We cannot slot this relationship under cordial, cold, correct, conflictual or any such category. It has been one long roller-coaster ride of love and hate. Henry Kissinger described it as “some kind of marriage periodically marred by suspicion, jealousy and even occasional infidelity”.

It is true that Bill Clinton’s and Vajpayee’s efforts have reduced the acute discomfort in diplomatic ties between the two countries over the last few months. But with a new Republican president, a fresh start has to be made.

Yours faithfully,
Rajesh Kumar Sharma, Kankinara

Sir — The article, “Abortive focus on morality” (Nov 7), has described the US anti-abortion movement as “pro-life”. This is a clever play on words that the media the world over has been gullible enough to adopt. They can very well use the term “anti-abortion”.

Many of the so-called “pro-lifers” are opposed to abortion even when the mother’s life is threatened — the best example among proponents of this view being Mother Teresa.

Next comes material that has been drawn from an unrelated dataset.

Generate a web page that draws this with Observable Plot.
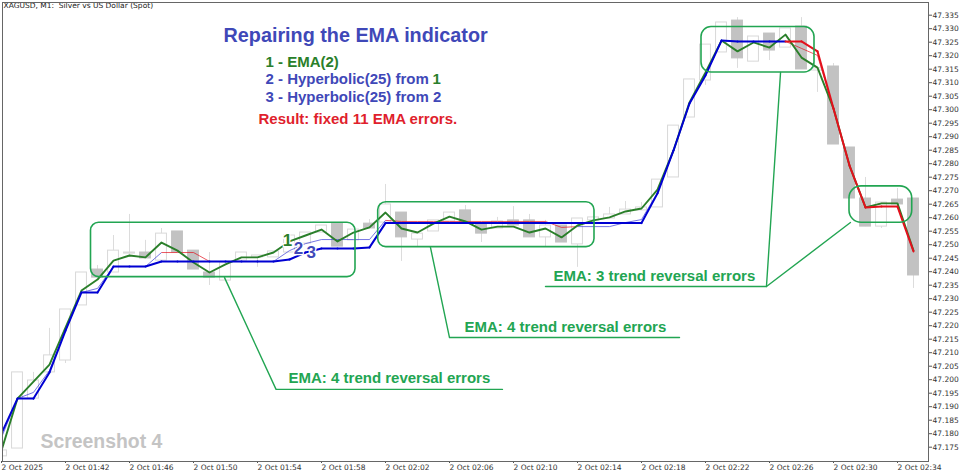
<!DOCTYPE html>
<html><head><meta charset="utf-8">
<script src="https://cdn.jsdelivr.net/npm/d3@7"></script>
<script src="https://cdn.jsdelivr.net/npm/@observablehq/plot@0.6"></script>
<style>html,body{margin:0;padding:0;background:#fff;overflow:hidden}svg{display:block}</style>
</head><body><div id="c"></div>
<script>
const open=[47.1716,47.1745,47.1930,47.2027,47.2071,47.2275,47.2408,47.2397,47.2467,47.2471,47.2441,47.2549,47.2478,47.2397,47.2367,47.2441,47.2453,47.2453,47.2471,47.2504,47.2545,47.2578,47.2516,47.2578,47.2582,47.2619,47.2519,47.2549,47.2586,47.2627,47.2578,47.2560,47.2590,47.2590,47.2527,47.2571,47.2501,47.2590,47.2597,47.2612,47.2627,47.2638,47.2749,47.2971,47.3108,47.3212,47.3330,47.3178,47.3282,47.3230,47.3308,47.3145,47.3160,47.2860,47.2671,47.2567,47.2667,47.2671];
const close=[47.1738,47.2027,47.1997,47.2090,47.2260,47.2397,47.2378,47.2478,47.2471,47.2449,47.2541,47.2471,47.2408,47.2378,47.2434,47.2471,47.2460,47.2475,47.2534,47.2545,47.2571,47.2493,47.2556,47.2560,47.2649,47.2527,47.2541,47.2590,47.2619,47.2582,47.2541,47.2586,47.2571,47.2527,47.2571,47.2508,47.2597,47.2601,47.2612,47.2630,47.2638,47.2741,47.2941,47.3112,47.3241,47.3323,47.3190,47.3271,47.3219,47.3301,47.3149,47.3153,47.2871,47.2671,47.2567,47.2656,47.2649,47.2386];
const high=[47.1738,47.2027,47.2027,47.2190,47.2260,47.2397,47.2423,47.2534,47.2612,47.2516,47.2560,47.2549,47.2478,47.2471,47.2434,47.2471,47.2460,47.2475,47.2534,47.2545,47.2571,47.2578,47.2556,47.2593,47.2723,47.2619,47.2541,47.2590,47.2619,47.2645,47.2578,47.2601,47.2641,47.2612,47.2590,47.2571,47.2597,47.2601,47.2638,47.2660,47.2656,47.2741,47.2941,47.3112,47.3241,47.3323,47.3341,47.3271,47.3282,47.3301,47.3341,47.3153,47.3171,47.2860,47.2749,47.2656,47.2708,47.2671];
const low=[47.1716,47.1745,47.1930,47.2027,47.2060,47.2275,47.2378,47.2397,47.2453,47.2449,47.2441,47.2471,47.2408,47.2349,47.2367,47.2441,47.2416,47.2453,47.2471,47.2504,47.2545,47.2493,47.2516,47.2560,47.2582,47.2438,47.2490,47.2549,47.2586,47.2582,47.2508,47.2560,47.2571,47.2527,47.2490,47.2508,47.2416,47.2590,47.2597,47.2612,47.2627,47.2638,47.2749,47.2971,47.3090,47.3212,47.3153,47.3178,47.3182,47.3230,47.3149,47.3064,47.2871,47.2671,47.2567,47.2560,47.2649,47.2338];
const ema=[47.1738,47.1930,47.1993,47.2056,47.2193,47.2330,47.2371,47.2441,47.2460,47.2453,47.2508,47.2478,47.2434,47.2397,47.2427,47.2453,47.2453,47.2471,47.2512,47.2534,47.2556,47.2512,47.2545,47.2564,47.2619,47.2560,47.2545,47.2578,47.2604,47.2586,47.2556,47.2567,47.2567,47.2545,47.2560,47.2527,47.2571,47.2590,47.2601,47.2623,47.2634,47.2704,47.2849,47.3027,47.3138,47.3256,47.3216,47.3249,47.3230,47.3278,47.3193,47.3156,47.3004,47.2793,47.2638,47.2653,47.2653,47.2478];
const hyper2=[47.1786,47.1930,47.1953,47.2034,47.2182,47.2323,47.2338,47.2419,47.2419,47.2419,47.2471,47.2471,47.2471,47.2438,47.2438,47.2438,47.2438,47.2438,47.2478,47.2504,47.2519,47.2519,47.2519,47.2519,47.2590,47.2586,47.2586,47.2586,47.2586,47.2586,47.2586,47.2586,47.2586,47.2586,47.2586,47.2564,47.2567,47.2567,47.2567,47.2582,47.2593,47.2693,47.2849,47.3023,47.3127,47.3256,47.3253,47.3253,47.3253,47.3253,47.3227,47.3201,47.3004,47.2793,47.2638,47.2653,47.2653,47.2475];
const hyper3=[47.1801,47.1930,47.1930,47.2027,47.2182,47.2323,47.2323,47.2419,47.2419,47.2419,47.2438,47.2438,47.2438,47.2438,47.2438,47.2438,47.2438,47.2438,47.2445,47.2471,47.2486,47.2486,47.2486,47.2490,47.2580,47.2580,47.2580,47.2580,47.2580,47.2580,47.2580,47.2580,47.2580,47.2580,47.2580,47.2580,47.2580,47.2580,47.2580,47.2580,47.2580,47.2690,47.2849,47.3023,47.3127,47.3256,47.3253,47.3253,47.3253,47.3253,47.3253,47.3216,47.3004,47.2793,47.2638,47.2641,47.2641,47.2475];
// minute index ranges drawn in the falling colour: [from, to]
const thinRed=[[10,13],[24,36],[49,57]];
const thickRed=[[49,57]];

const xTicks=[0,4,8,12,16,20,24,28,32,36,40,44,48,52,56];
const xLabels=["2 Oct 2025","2 Oct 01:42","2 Oct 01:46","2 Oct 01:50","2 Oct 01:54","2 Oct 01:58","2 Oct 02:02","2 Oct 02:06","2 Oct 02:10","2 Oct 02:14","2 Oct 02:18","2 Oct 02:22","2 Oct 02:26","2 Oct 02:30","2 Oct 02:34"];
const yTicks=[47.335,47.33,47.325,47.32,47.315,47.31,47.305,47.3,47.295,47.29,47.285,47.28,47.275,47.27,47.265,47.26,47.255,47.25,47.245,47.24,47.235,47.23,47.225,47.22,47.215,47.21,47.205,47.2,47.195,47.19,47.185,47.18,47.175];

const boxes=[
 {x1:5.594,x2:22.125,y1:47.2380,y2:47.2581,r:8},
 {x1:23.544,x2:37.0625,y1:47.2491,y2:47.2657,r:8},
 {x1:43.75,x2:50.8125,y1:47.3138,y2:47.3306,r:10},
 {x1:53,x2:56.92,y1:47.2581,y2:47.2716,r:12}
];
const leaders=[
 [[13.94,47.2378],[17.16,47.1964],[31.31,47.1964]],
 [[26.81,47.2490],[28,47.2156],[42.375,47.2156]],
 [[48.69,47.3138],[47.81,47.2345],[34,47.2345]],
 [[47.81,47.2345],[53.06,47.2582]]
];
const errorLabels=[
 {x:17.94,y:47.2004,t:"EMA: 4 trend reversal errors"},
 {x:28.94,y:47.2193,t:"EMA: 4 trend reversal errors"},
 {x:34.5,y:47.2382,t:"EMA: 3 trend reversal errors"}
];

const idx=open.map((_,i)=>i);
const candles=idx.map(i=>({i,o:open[i],c:close[i],h:high[i],l:low[i],up:close[i]>=open[i]}));
const BW=0.34;
const inR=(r,i)=>r.some(([a,b])=>i>=a&&i<b);
const segs=(s,r)=>idx.slice(0,-1).map(i=>({x1:i,x2:i+1,y1:s[i],y2:s[i+1],red:inR(r,i)}));
const BLUE="#0000d2",THIN="#3a3ad6",RED="#e3101c",GRN="#2a7f2a",ANN="#22a552",TITLE="#3f48b8";
const F="Liberation Sans, Arial, sans-serif";
const label=(t,x,y,o)=>Plot.text([t],{x:()=>x,y:()=>y,text:d=>d,fontFamily:F,fontWeight:"bold",textAnchor:"start",...o});

const plot=Plot.plot({
 width:960,height:473,marginLeft:2,marginRight:32,marginTop:2,marginBottom:12,
 style:{background:"#fff",fontFamily:"DejaVu Sans, sans-serif"},
 x:{type:"linear",domain:[0.0625,57.9375]},
 y:{type:"linear",domain:[47.1697,47.3397]},
 marks:[
  Plot.ruleX(candles,{x:"i",y1:"l",y2:"h",stroke:"#dcdcdc",strokeWidth:1,clip:true}),
  Plot.rect(candles,{x1:d=>d.i-BW,x2:d=>d.i+BW,y1:d=>Math.min(d.o,d.c),y2:d=>Math.max(d.o,d.c),
    fill:d=>d.up?"#fff":"#c2c2c2",stroke:d=>d.up?"#d8d8d8":"#c2c2c2",strokeWidth:1,clip:true}),
  Plot.link(segs(hyper2,thinRed),{x1:"x1",x2:"x2",y1:"y1",y2:"y2",stroke:d=>d.red?RED:THIN,strokeWidth:0.7,clip:true}),
  Plot.line(idx,{x:i=>i,y:i=>ema[i],stroke:GRN,strokeWidth:1.9,clip:true}),
  Plot.link(segs(hyper3,thickRed),{x1:"x1",x2:"x2",y1:"y1",y2:"y2",stroke:d=>d.red?RED:BLUE,strokeWidth:2,strokeLinecap:"round",clip:true}),
  ...boxes.map(b=>Plot.rect([b],{x1:"x1",x2:"x2",y1:"y1",y2:"y2",rx:b.r,fill:"none",stroke:ANN,strokeWidth:1.6})),
  ...leaders.map(l=>Plot.line(l,{x:d=>d[0],y:d=>d[1],stroke:ANN,strokeWidth:1.4})),
  Plot.text(errorLabels,{x:"x",y:"y",text:"t",fill:ANN,fontFamily:F,fontWeight:"bold",fontSize:15,textAnchor:"start"}),
  label("Repairing the EMA indicator",22.13,47.3275,{textAnchor:"middle",fontSize:19.8,fill:TITLE}),
  label("1 - EMA(2)",16.5,47.3175,{fontSize:15,fill:GRN}),
  label("2 - Hyperbolic(25) from",16.5,47.3112,{fontSize:15,fill:TITLE}),
  label("1",26.94,47.3112,{fontSize:15,fill:GRN}),
  label("3 - Hyperbolic(25) from 2",16.5,47.3045,{fontSize:15,fill:TITLE}),
  label("Result: fixed 11 EMA errors.",16.06,47.2964,{fontSize:15,fill:"#e01f2d"}),
  label("Screenshot 4",2.44,47.1771,{fontSize:19.4,fill:"#c4c4c4"}),
  label("1",17.875,47.2516,{textAnchor:"middle",fontSize:17,fill:GRN,stroke:"#fff",strokeWidth:2.5,paintOrder:"stroke"}),
  label("2",18.56,47.2486,{textAnchor:"middle",fontSize:17,fill:TITLE,stroke:"#fff",strokeWidth:2.5,paintOrder:"stroke"}),
  label("3",19.36,47.2471,{textAnchor:"middle",fontSize:17,fill:TITLE,stroke:"#fff",strokeWidth:2.5,paintOrder:"stroke"}),
  label("XAGUSD, M1:  Silver vs US Dollar (Spot)",0.125,47.3384,{fontFamily:"DejaVu Sans, sans-serif",fontWeight:"normal",fontSize:7.5,fill:"#222"}),
  Plot.axisY({anchor:"right",ticks:yTicks,tickFormat:d=>d.toFixed(3),tickSize:3,tickPadding:1,fontSize:7.5,stroke:"#555",color:"#333",label:null}),
  Plot.axisX({anchor:"bottom",ticks:xTicks,tickFormat:d=>xLabels[xTicks.indexOf(d)],tickSize:2,tickPadding:1,fontSize:7.5,textAnchor:"start",stroke:"#555",color:"#333",label:null}),
  Plot.frame({stroke:"#666",strokeWidth:1})
 ]
});
document.getElementById("c").append(plot);
</script></body></html>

George W. Bush is another champion of the “pro-life” cause. Scores of prisoners are sent to the electric chair in the state of Texas. But this is quite all right with him. He has also consistently defended the US gun-lobby, paying little heed to the rise in crime, including the repeated massacres unleashed by American schoolchildren in the recent past.

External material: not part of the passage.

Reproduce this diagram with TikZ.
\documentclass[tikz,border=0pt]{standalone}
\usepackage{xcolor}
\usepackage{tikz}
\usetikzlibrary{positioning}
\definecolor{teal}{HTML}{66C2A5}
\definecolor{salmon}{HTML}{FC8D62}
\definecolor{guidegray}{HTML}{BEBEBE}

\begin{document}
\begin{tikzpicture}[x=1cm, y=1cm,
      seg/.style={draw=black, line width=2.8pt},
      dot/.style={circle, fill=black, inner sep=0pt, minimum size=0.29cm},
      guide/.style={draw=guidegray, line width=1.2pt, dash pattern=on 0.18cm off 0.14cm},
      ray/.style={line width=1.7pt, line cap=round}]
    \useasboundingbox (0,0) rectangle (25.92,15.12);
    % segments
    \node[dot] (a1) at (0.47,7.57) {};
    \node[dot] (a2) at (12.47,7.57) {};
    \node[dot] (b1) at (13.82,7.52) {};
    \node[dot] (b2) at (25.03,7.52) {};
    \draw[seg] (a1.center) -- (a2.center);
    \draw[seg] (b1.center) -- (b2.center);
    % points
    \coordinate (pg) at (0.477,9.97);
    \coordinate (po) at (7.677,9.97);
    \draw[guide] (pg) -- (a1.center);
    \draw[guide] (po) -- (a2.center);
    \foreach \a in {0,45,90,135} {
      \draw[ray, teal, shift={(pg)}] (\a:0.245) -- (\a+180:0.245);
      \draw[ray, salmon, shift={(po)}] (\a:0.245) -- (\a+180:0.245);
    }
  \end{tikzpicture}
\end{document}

Bush is also totally opposed to environmental protection and does not wish to impose any restrictions on the oil companies; he wants to conduct drilling in Alaska.

Bush is the classic combination of anti-abortion and hardline, rightwing views. The US would have done well without such a conservative president.

Yours faithfully,
A. Chatterjee, London

Sir — The recent allegations of the left parties that India since independence have been under the influence of US imperialism is utterly baseless. The irregularities in the recent presidential elections, which took the whole world by surprise, seem to indicate that the influence of Indians is far more powerful on the US.

Indians are very good at manipulating the electoral process. This is practised in each round of elections here. And we have actually managed to influence the Americans deeply. Therefore the left parties’ allegations are entirely baseless.